Data:
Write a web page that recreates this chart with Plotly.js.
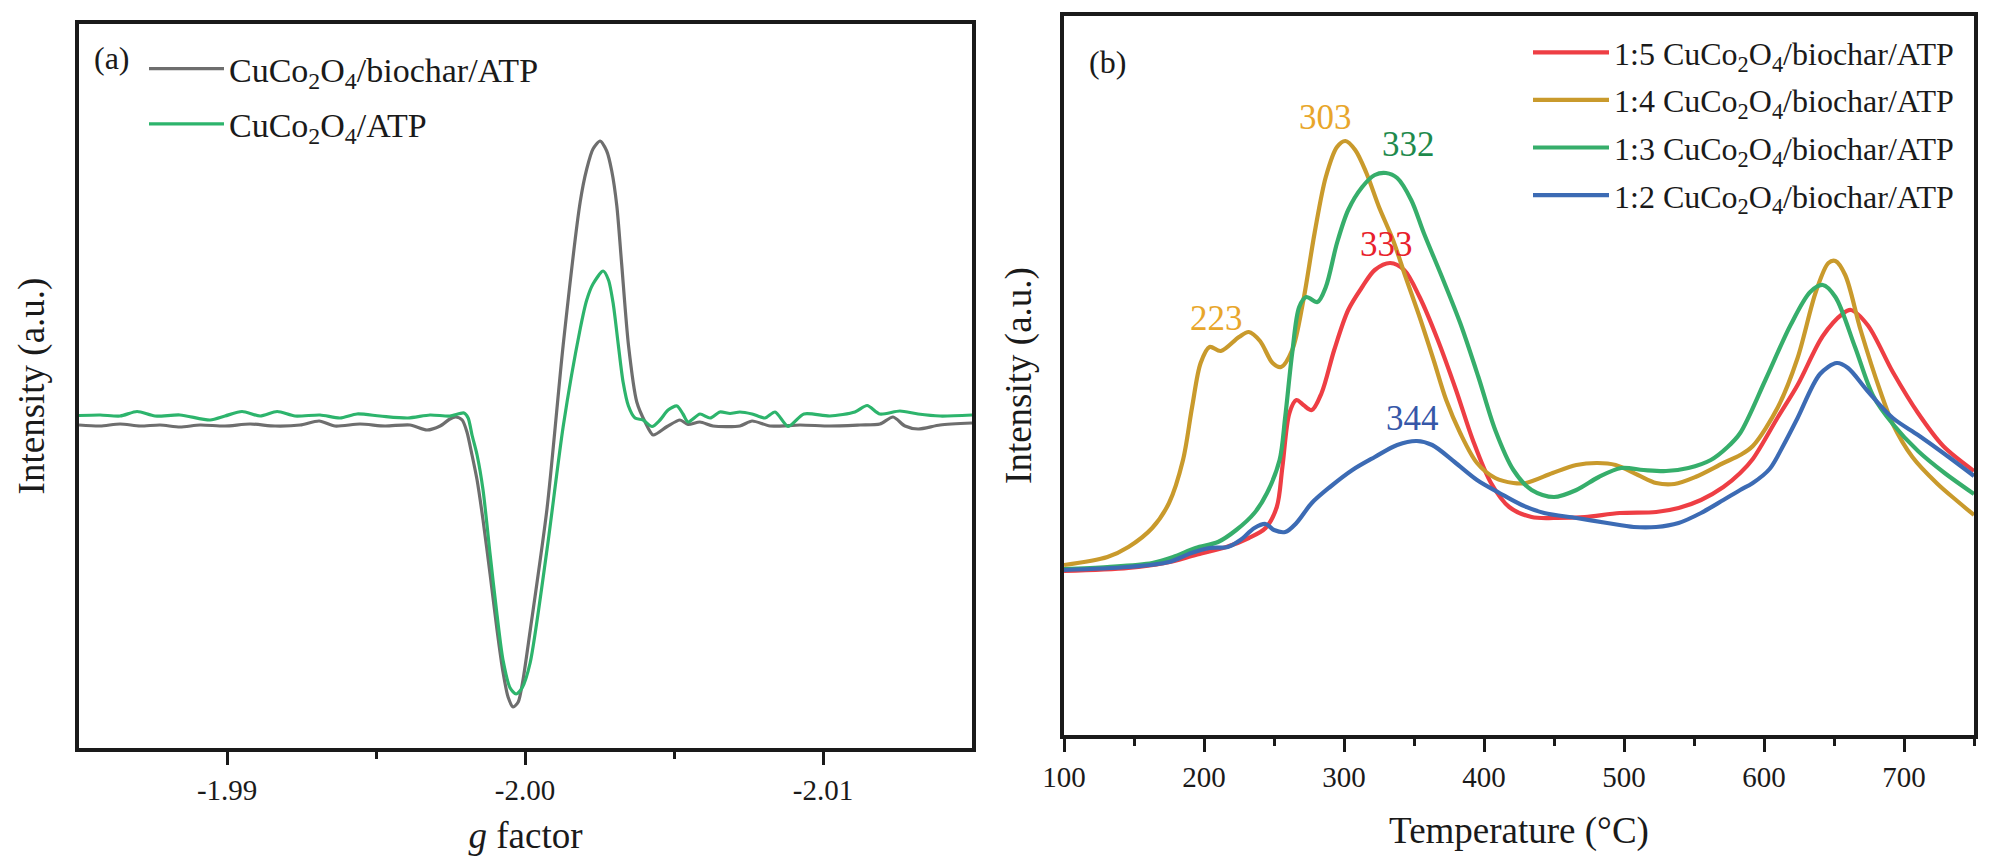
<!DOCTYPE html>
<html>
<head>
<meta charset="utf-8">
<script src="https://cdn.plot.ly/plotly-3.0.1.min.js"></script>
<style>
  html, body { margin: 0; padding: 0; background: #ffffff; }
  #chart { width: 2000px; height: 863px; }
</style>
</head>
<body>
<div id="chart"></div>
<script>
// ---------- Panel (a): EPR spectra ----------
const gBiochar = [-1.98503,-1.98574,-1.98641,-1.98708,-1.98775,-1.98842,-1.98909,-1.98993,-1.99077,-1.99161,-1.99245,-1.99309,-1.99362,-1.99446,-1.99530,-1.99614,-1.99671,-1.99715,-1.99748,-1.99768,-1.99789,-1.99805,-1.99822,-1.99839,-1.99859,-1.99883,-1.99906,-1.99926,-1.99943,-1.99960,-1.99977,-1.99993,-2.00017,-2.00074,-2.00128,-2.00185,-2.00207,-2.00228,-2.00252,-2.00274,-2.00291,-2.00308,-2.00324,-2.00347,-2.00375,-2.00403,-2.00430,-2.00477,-2.00520,-2.00547,-2.00587,-2.00631,-2.00721,-2.00762,-2.00822,-2.00923,-2.01023,-2.01124,-2.01191,-2.01235,-2.01275,-2.01319,-2.01393,-2.01500];
const intBiochar = [0,-1,1,-1,0,-2,0,-1,1,-1,0,4,-1,1,-1,0,-5,-1,6,8,5,-7,-30,-55,-95,-150,-205,-247,-272,-282,-277,-255,-206,-83,80,223,256,276,284,274,254,219,162,80,23,3,-10,-1.5,5,0.5,3,-1,-1,4,-1,0,-1,0,1,8,-1,-4,0,2];

const gAtp = [-1.98503,-1.98574,-1.98641,-1.98698,-1.98758,-1.98842,-1.98943,-1.98993,-1.99050,-1.99111,-1.99168,-1.99228,-1.99312,-1.99379,-1.99436,-1.99513,-1.99607,-1.99681,-1.99748,-1.99795,-1.99809,-1.99822,-1.99839,-1.99859,-1.99883,-1.99906,-1.99926,-1.99950,-1.99970,-1.99990,-2.00017,-2.00074,-2.00128,-2.00185,-2.00207,-2.00228,-2.00262,-2.00280,-2.00296,-2.00313,-2.00329,-2.00347,-2.00369,-2.00396,-2.00426,-2.00453,-2.00480,-2.00510,-2.00530,-2.00547,-2.00587,-2.00621,-2.00654,-2.00688,-2.00721,-2.00762,-2.00805,-2.00839,-2.00883,-2.00936,-2.01023,-2.01107,-2.01148,-2.01191,-2.01258,-2.01319,-2.01393,-2.01500];
const intAtp = [9.5,10,9,13.5,9,10,5,9,13.5,9,13.5,9,10,7,11,9,7,10,9,12,7,-10,-30,-65,-130,-190,-235,-263,-269,-263,-238,-124,-1.5,96,125,141,154,145,121,80,43,19,7,5,-1.5,5,15,19,11,3,11,7,13,11.5,13,11,7,13,-1.5,11,9,13,19.5,11,14,11,9,10];

const gTickVals = [-1.99, -2.00, -2.01];
const gTickText = ['-1.99', '-2.00', '-2.01'];
const gMinorVals = [-1.995, -2.005];

// ---------- Panel (b): H2-TPR profiles ----------
const tempR15 = [100,146,172,194,216,232,244,252,256,261,266,271,277,284,293,303,313,322,333,343,354,367,380,392,405,418,434,450,472,497,523,539,555,571,583,592,610,624,642,656,662,674,692,710,728,750];
const intR15  = [164,167,172,180,188,197,207,228,268,322,335,330,325,342,385,425,448,465,472,465,438,395,345,295,252,228,218,217,218,222,223,227,235,248,262,276,318,350,399,421,425,410,363,322,289,264];

const tempR14 = [100,131,146,163,175,185,191.5,197.6,204,212,225,232,240,249,255,263,271,279,287,295,301,308,316,325,335,344,354,364,373,383,395,408,421,430,449,466,481,494,510,523,536,551,571,583,592,610,624,637,646,651,658,669,683,692,706,724,738,750];
const intR14  = [170,178,188,207,232,275,328,372,388,384,398,403,394,372,368,385,435,502,558,588,594,585,562,528,495,458,418,375,335,302,272,257,252,252,262,270,272,270,260,252,251,258,272,280,289,328,377,443,472,474,460,405,344,311,278,251,234,220];

const tempR13 = [100,131,163,178,194,210,223,236,245,254,258,263,268,273,281,287,295,303,313,322,330,338,348,357,370,383,396,408,421,434,450,466,482,498,514,530,546,562,574,583,601,619,633,642,651,665,678,692,710,729,750];
const intR13  = [166,168,172,178,187,193,205,222,242,275,318,382,428,438,433,448,492,525,548,560,562,557,535,502,458,412,358,305,265,245,238,245,258,267,265,264,267,275,288,302,355,410,443,450,438,388,339,311,284,262,241];

const tempR12 = [100,146,175,191,204,217,226,236,244,250,258,266,277,290,306,322,338,352,363,379,395,411,427,443,466,488,507,523,539,555,571,583,592,604,614,624,640,652,660,674,692,710,729,750];
const intR12  = [165,168,173,182,187,188,195,207,211,205,203,212,232,248,265,278,290,294,290,273,255,242,230,222,217,212,208,208,212,222,235,245,252,266,290,317,361,372,367,344,317,300,281,259];

const peakLabels = ['223', '303', '332', '333', '344'];
const peakTemps  = [209, 287, 346, 330, 349];
const peakInts   = [417, 617, 590, 490, 317];
const peakColors = ['#E8A62A', '#E8A62A', '#1E8A4C', '#E8212B', '#3657A8'];

const tpNames = ['1:5 CuCo<sub>2</sub>O<sub>4</sub>/biochar/ATP', '1:4 CuCo<sub>2</sub>O<sub>4</sub>/biochar/ATP',
                 '1:3 CuCo<sub>2</sub>O<sub>4</sub>/biochar/ATP', '1:2 CuCo<sub>2</sub>O<sub>4</sub>/biochar/ATP'];
const tpColors = ['#EE3E44', '#C99A2C', '#36AE6B', '#3C6BB4'];

const FONT = 'Liberation Serif';
const INK = '#1a1a1a';

const traces = [
  {x: gBiochar, y: intBiochar, xaxis: 'x', yaxis: 'y', type: 'scatter', mode: 'lines',
   name: 'CuCo<sub>2</sub>O<sub>4</sub>/biochar/ATP', line: {color: '#6E6E6E', width: 3.2, shape: 'spline', smoothing: 0.7},
   legend: 'legend', legendgroup: 'a1'},
  {x: gAtp, y: intAtp, xaxis: 'x', yaxis: 'y', type: 'scatter', mode: 'lines',
   name: 'CuCo<sub>2</sub>O<sub>4</sub>/ATP', line: {color: '#2DB46C', width: 3.2, shape: 'spline', smoothing: 0.7},
   legend: 'legend', legendgroup: 'a2'}
];
const tx = [tempR15, tempR14, tempR13, tempR12];
const ty = [intR15, intR14, intR13, intR12];
for (let i = 0; i < 4; i++) {
  traces.push({x: tx[i], y: ty[i], xaxis: 'x2', yaxis: 'y2', type: 'scatter', mode: 'lines',
    name: tpNames[i], line: {color: tpColors[i], width: 4.2, shape: 'spline', smoothing: 0.9},
    legend: 'legend2', legendgroup: 'b' + i});
}

const annotations = [
  {xref: 'paper', yref: 'paper', x: 112/2000, y: 1 - 58/863, xanchor: 'center', yanchor: 'middle',
   text: '(a)', showarrow: false, font: {family: FONT, size: 32, color: INK}},
  {xref: 'paper', yref: 'paper', x: 1107/2000, y: 1 - 62/863, xanchor: 'center', yanchor: 'middle',
   text: '(b)', showarrow: false, font: {family: FONT, size: 32, color: INK}}
];
for (let i = 0; i < peakLabels.length; i++) {
  annotations.push({xref: 'x2', yref: 'y2', x: peakTemps[i], y: peakInts[i], text: peakLabels[i],
    xanchor: 'center', yanchor: 'middle',
    showarrow: false, font: {family: FONT, size: 35, color: peakColors[i]}});
}

const axisLine = {showline: true, linecolor: INK, linewidth: 4, mirror: true, showgrid: false, zeroline: false};

const layout = {
  width: 2000, height: 863,
  margin: {l: 0, r: 0, t: 0, b: 0},
  paper_bgcolor: '#ffffff', plot_bgcolor: '#ffffff',
  font: {family: FONT, color: INK},
  showlegend: true,
  xaxis: Object.assign({}, axisLine, {
    domain: [79/2000, 972/2000], range: [-1.98503, -2.015], anchor: 'y',
    tickmode: 'array', tickvals: gTickVals, ticktext: gTickText,
    ticks: 'outside', ticklen: 13, tickwidth: 3, tickcolor: INK,
    tickfont: {family: FONT, size: 29, color: INK},
    minor: {tickmode: 'array', tickvals: gMinorVals, ticks: 'outside', ticklen: 7, tickwidth: 3, tickcolor: INK},
    title: {text: '<i>g</i> factor', font: {family: FONT, size: 37, color: INK}, standoff: 18}
  }),
  yaxis: Object.assign({}, axisLine, {
    domain: [1 - 748/863, 1 - 24/863], range: [-323, 401], anchor: 'x',
    showticklabels: false, ticks: '',
    title: {text: 'Intensity (a.u.)', font: {family: FONT, size: 37, color: INK}, standoff: 20}
  }),
  xaxis2: Object.assign({}, axisLine, {
    domain: [1064/2000, 1974/2000], range: [100, 750], anchor: 'y2',
    tickmode: 'linear', tick0: 100, dtick: 100,
    ticks: 'outside', ticklen: 13, tickwidth: 3, tickcolor: INK,
    tickfont: {family: FONT, size: 29, color: INK},
    minor: {dtick: 50, ticks: 'outside', ticklen: 7, tickwidth: 3, tickcolor: INK},
    title: {text: 'Temperature (°C)', font: {family: FONT, size: 37, color: INK}, standoff: 26}
  }),
  yaxis2: Object.assign({}, axisLine, {
    domain: [1 - 735/863, 1 - 16/863], range: [0, 719], anchor: 'x2',
    showticklabels: false, ticks: '',
    title: {text: 'Intensity (a.u.)', font: {family: FONT, size: 37, color: INK}, standoff: 18}
  }),
  legend: {x: 144/2000, y: 1 - 40/863, xanchor: 'left', yanchor: 'top', bgcolor: 'rgba(0,0,0,0)',
           font: {family: FONT, size: 34, color: INK}, itemwidth: 75, tracegroupgap: 8},
  legend2: {x: 1528/2000, y: 1 - 25/863, xanchor: 'left', yanchor: 'top', bgcolor: 'rgba(0,0,0,0)',
           font: {family: FONT, size: 32, color: INK}, itemwidth: 76, tracegroupgap: 3},
  annotations: annotations
};

Plotly.newPlot('chart', traces, layout, {staticPlot: true, displayModeBar: false});
</script>
</body>
</html>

The request: Skip the pictures, please, and transcribe only the lines from the beginning of the material through the one that contains "const gMinorVals = [-1.995, -2.005];".

Expected answer:
Write a web page that recreates this chart with Plotly.js.
<!DOCTYPE html>
<html>
<head>
<meta charset="utf-8">
<script src="https://cdn.plot.ly/plotly-3.0.1.min.js"></script>
<style>
  html, body { margin: 0; padding: 0; background: #ffffff; }
  #chart { width: 2000px; height: 863px; }
</style>
</head>
<body>
<div id="chart"></div>
<script>
// ---------- Panel (a): EPR spectra ----------
const gBiochar = [-1.98503,-1.98574,-1.98641,-1.98708,-1.98775,-1.98842,-1.98909,-1.98993,-1.99077,-1.99161,-1.99245,-1.99309,-1.99362,-1.99446,-1.99530,-1.99614,-1.99671,-1.99715,-1.99748,-1.99768,-1.99789,-1.99805,-1.99822,-1.99839,-1.99859,-1.99883,-1.99906,-1.99926,-1.99943,-1.99960,-1.99977,-1.99993,-2.00017,-2.00074,-2.00128,-2.00185,-2.00207,-2.00228,-2.00252,-2.00274,-2.00291,-2.00308,-2.00324,-2.00347,-2.00375,-2.00403,-2.00430,-2.00477,-2.00520,-2.00547,-2.00587,-2.00631,-2.00721,-2.00762,-2.00822,-2.00923,-2.01023,-2.01124,-2.01191,-2.01235,-2.01275,-2.01319,-2.01393,-2.01500];
const intBiochar = [0,-1,1,-1,0,-2,0,-1,1,-1,0,4,-1,1,-1,0,-5,-1,6,8,5,-7,-30,-55,-95,-150,-205,-247,-272,-282,-277,-255,-206,-83,80,223,256,276,284,274,254,219,162,80,23,3,-10,-1.5,5,0.5,3,-1,-1,4,-1,0,-1,0,1,8,-1,-4,0,2];

const gAtp = [-1.98503,-1.98574,-1.98641,-1.98698,-1.98758,-1.98842,-1.98943,-1.98993,-1.99050,-1.99111,-1.99168,-1.99228,-1.99312,-1.99379,-1.99436,-1.99513,-1.99607,-1.99681,-1.99748,-1.99795,-1.99809,-1.99822,-1.99839,-1.99859,-1.99883,-1.99906,-1.99926,-1.99950,-1.99970,-1.99990,-2.00017,-2.00074,-2.00128,-2.00185,-2.00207,-2.00228,-2.00262,-2.00280,-2.00296,-2.00313,-2.00329,-2.00347,-2.00369,-2.00396,-2.00426,-2.00453,-2.00480,-2.00510,-2.00530,-2.00547,-2.00587,-2.00621,-2.00654,-2.00688,-2.00721,-2.00762,-2.00805,-2.00839,-2.00883,-2.00936,-2.01023,-2.01107,-2.01148,-2.01191,-2.01258,-2.01319,-2.01393,-2.01500];
const intAtp = [9.5,10,9,13.5,9,10,5,9,13.5,9,13.5,9,10,7,11,9,7,10,9,12,7,-10,-30,-65,-130,-190,-235,-263,-269,-263,-238,-124,-1.5,96,125,141,154,145,121,80,43,19,7,5,-1.5,5,15,19,11,3,11,7,13,11.5,13,11,7,13,-1.5,11,9,13,19.5,11,14,11,9,10];

const gTickVals = [-1.99, -2.00, -2.01];
const gTickText = ['-1.99', '-2.00', '-2.01'];
const gMinorVals = [-1.995, -2.005];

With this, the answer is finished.